Y entonces, patachán, las antorchas se convierten en hermosos ramos de flores. Flanqueada por sus antiguas compañeras (en una escena de aplastante plasticidad camp), Sor María regresa al convento y el espectador, que en esos momentos ya no sabe muy bien qué coño está viendo, tendrá la oportunidad de contemplar una de las bacanales más ridículas jamás filmadas. Las monjas dan vueltas alrededor de la larga mesa del comedor, bailando y cantando “¡Viva la Madre Superiora!”. Las más jamonas, en pelotas, las más ancianas y rechonchas levantando sus faldones (afortunadamente). Un par de ellas van comiendo uvas y otro par, guitarra en mano y sin nada que las cubra, van animando el cántico. Y de fondo Lucifer, muy contento con su nueva alma.

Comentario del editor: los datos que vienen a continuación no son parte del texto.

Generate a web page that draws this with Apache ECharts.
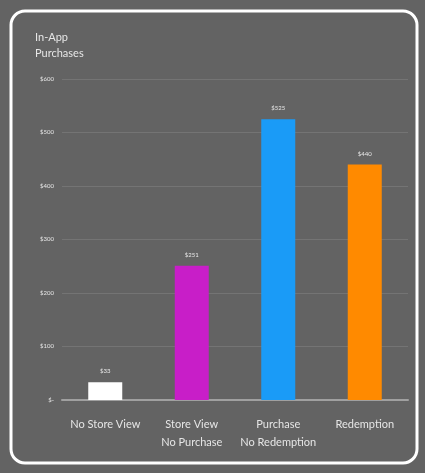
<!DOCTYPE html>
<html>
<head>
<meta charset="utf-8">
<script src="https://cdn.jsdelivr.net/npm/echarts@6/dist/echarts.min.js"></script>
<style>
html,body{margin:0;padding:0;background:#636363;}
#c{width:425px;height:473px;}
</style>
</head>
<body>
<div id="c"></div>
<script>
const categories = ['No Store View', 'Store View\nNo Purchase', 'Purchase\nNo Redemption', 'Redemption'];
const values = [33, 251, 525, 440];
const valueLabels = ['$33', '$251', '$525', '$440'];
const barColors = ['#ffffff', '#c81ec8', '#1a9bf7', '#ff8a00'];
const yTicks = [0, 100, 200, 300, 400, 500, 600];

const chart = echarts.init(document.getElementById('c'));
chart.setOption({
  backgroundColor: '#636363',
  animation: false,
  title: {
    text: 'In-App\nPurchases',
    left: 30, top: 24,
    textStyle: { color: '#e6e6e6', fontSize: 11, fontWeight: 'normal', fontFamily: 'Lato', lineHeight: 16 }
  },
  graphic: [{
    type: 'rect',
    shape: { x: 11, y: 11, width: 406, height: 452, r: 14 },
    style: { fill: 'none', stroke: '#ffffff', lineWidth: 3 },
    silent: true
  }],
  grid: { left: 62, right: 17, top: 79, bottom: 73 },
  xAxis: {
    type: 'category',
    data: categories,
    axisLine: { lineStyle: { color: '#a0a0a0', width: 2 } },
    axisTick: { show: false },
    axisLabel: { color: '#e6e6e6', fontSize: 11, fontFamily: 'Lato', lineHeight: 18, margin: 15, interval: 0 }
  },
  yAxis: {
    type: 'value',
    min: 0, max: 600, interval: 100,
    axisLine: { show: false },
    axisTick: { show: false },
    splitLine: { lineStyle: { color: '#747474', width: 1 } },
    axisLabel: {
      color: '#e8e8e8', fontSize: 6, fontFamily: 'Lato', margin: 8,
      formatter: v => yTicks.includes(v) ? (v === 0 ? '$-' : '$' + v) : ''
    }
  },
  series: [{
    type: 'bar',
    barWidth: 34,
    data: values.map((v, i) => ({ value: v, itemStyle: { color: barColors[i] } })),
    label: {
      show: true, position: 'top', distance: 8,
      color: '#e8e8e8', fontSize: 6, fontFamily: 'Lato',
      formatter: p => valueLabels[p.dataIndex]
    }
  }]
});
</script>
</body>
</html>
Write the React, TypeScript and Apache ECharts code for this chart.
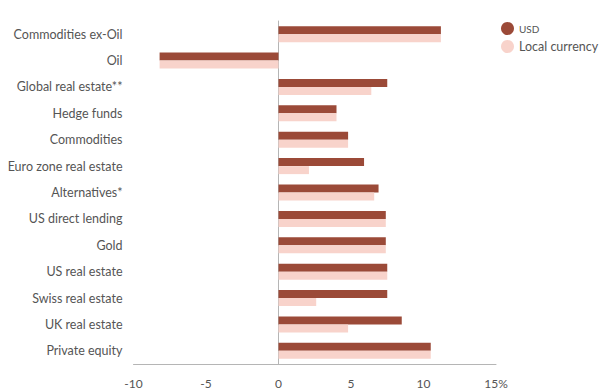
import React, { useEffect, useRef } from "react";
import * as echarts from "echarts";

const categories = [
  "Commodities ex-Oil",
  "Oil",
  "Global real estate**",
  "Hedge funds",
  "Commodities",
  "Euro zone real estate",
  "Alternatives*",
  "US direct lending",
  "Gold",
  "US real estate",
  "Swiss real estate",
  "UK real estate",
  "Private equity",
];
const usdValues = [11.2, -8.2, 7.5, 4.0, 4.8, 5.9, 6.9, 7.4, 7.4, 7.5, 7.5, 8.5, 10.5];
const localValues = [11.2, -8.2, 6.4, 4.0, 4.8, 2.1, 6.6, 7.4, 7.4, 7.5, 2.6, 4.8, 10.5];
const xTicks = { min: -10, max: 15, interval: 5 };

export default function App() {
  const ref = useRef<HTMLDivElement>(null);
  useEffect(() => {
    if (!ref.current) return;
    const chart = echarts.init(ref.current, null, { renderer: "svg" });
    const font = "Lato, 'Open Sans', sans-serif";
    chart.setOption({
      animation: false,
      backgroundColor: "#ffffff",
      textStyle: { fontFamily: font },
      grid: { left: 133.5, right: 110, top: 21, bottom: 24, containLabel: false },
      legend: {
        orient: "vertical",
        left: 496,
        top: 17,
        icon: "circle",
        itemWidth: 13,
        itemHeight: 13,
        itemGap: 5,
        textStyle: {
          color: "#555",
          fontSize: 12.5,
          fontFamily: font,
          rich: { sc: { fontSize: 10, color: "#555", fontFamily: font } },
        },
        formatter: (name: string) => (name === "USD" ? "{sc|USD}" : name),
        data: ["USD", "Local currency"],
        selectedMode: false,
      },
      xAxis: {
        type: "value",
        min: xTicks.min,
        max: xTicks.max,
        interval: xTicks.interval,
        axisLine: { show: true, lineStyle: { color: "#b5b5b5", width: 1 } },
        axisTick: { show: false },
        splitLine: { show: false },
        axisLabel: {
          color: "#555",
          fontSize: 12,
          fontFamily: font,
          margin: 13,
          formatter: (v: number) => (v === xTicks.max ? v + "%" : String(v)),
        },
      },
      yAxis: {
        type: "category",
        data: categories,
        inverse: true,
        axisLine: { show: true, lineStyle: { color: "#b5b5b5", width: 1 } },
        axisTick: { show: false },
        axisLabel: { color: "#555", fontSize: 12.5, fontFamily: font, margin: 11 },
      },
      series: [
        {
          name: "USD",
          type: "bar",
          data: usdValues,
          barWidth: 8,
          barGap: "0%",
          itemStyle: { color: "#9b4a38" },
        },
        {
          name: "Local currency",
          type: "bar",
          data: localValues,
          barWidth: 8,
          barGap: "0%",
          itemStyle: { color: "#f8d3cb" },
        },
      ],
    });
    return () => chart.dispose();
  }, []);
  return (
    <div
      ref={ref}
      style={{ position: "fixed", left: 0, top: 0, width: 606, height: 389 }}
    />
  );
}
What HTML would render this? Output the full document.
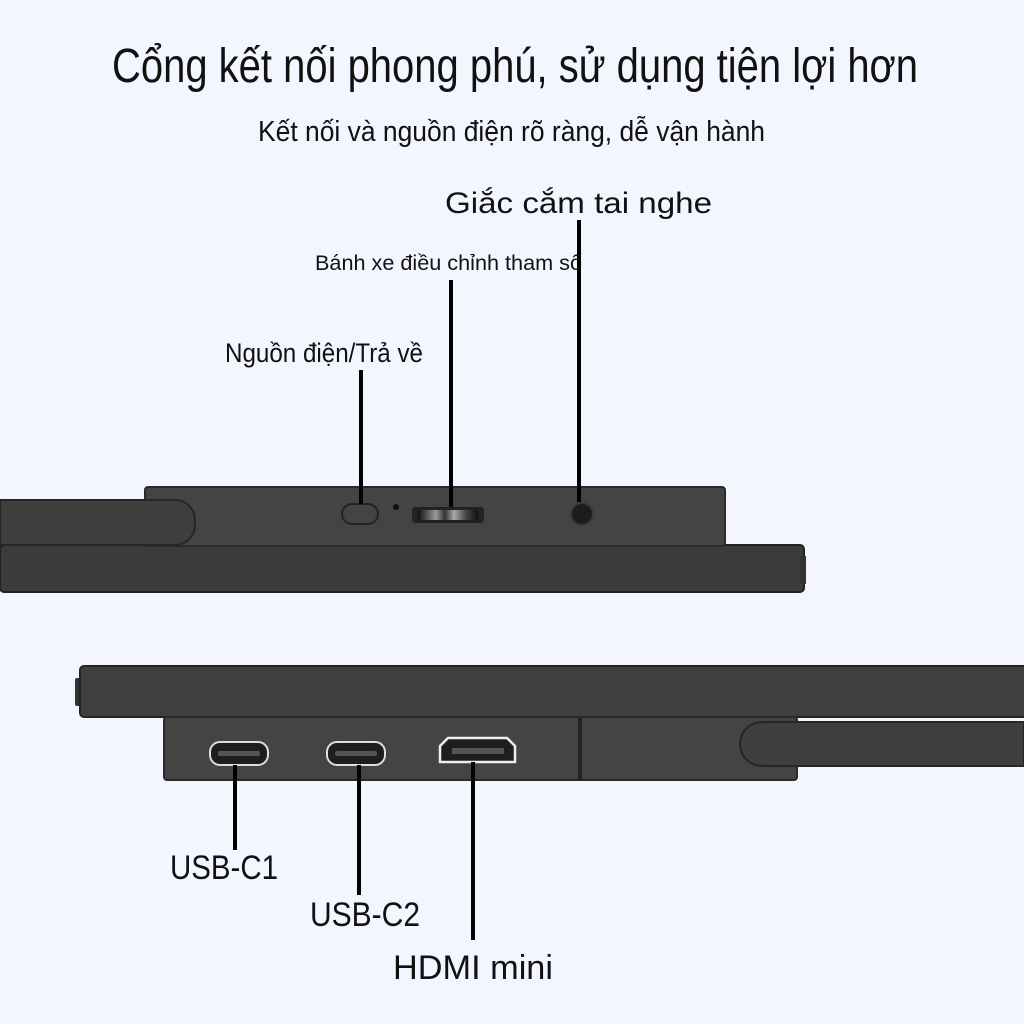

Y entonces, sin venir a cuento, las monjas empiezan a pillar cuchillos y a clavarlos en el cuerpo de Sor María, que, sangrante, se arrastra hasta su celda para morir en su lecho. Pero un nuevo giro del guión nos dejará boquiabiertos. ¡Todo ha sido un sueño! Sor María ha muerto, sí, pero de la peste, tras mucha fiebre, y las monjitas no paran de decir lo buena y pura que fue. Sin duda, una sorpresa final con ánimo de no molestar demasiado a los creyentes. Sor María no irá al infierno. Aunque claro, la cosa es tan burda que uno se pregunta, en realidad, si no es precisamente lo contrario, que Lucifer aprovechó los delirios febriles y se hizo con ella. Al fin y al cabo hemos visto los últimos sueños de una muerta.

Como ven, una joya felizmente rescatada del olvido que debe entrar con letras de oro en la lista de obras maestras de ese subgénero del blandiporno que son los conventos del vicio. Los bucólicos tonos pastel de postal mariana y esa banda sonora plagada de pésimos coros sacros y música electrónica infernal son parte de su encanto. Y el delirio psicotrónico, claro. Que la cosa carezca totalmente de ritmo, que las actrices sean pésimas y el diablo ridículo y que esté filmada con el culo es lo de menos. Yo disfruté como un enano.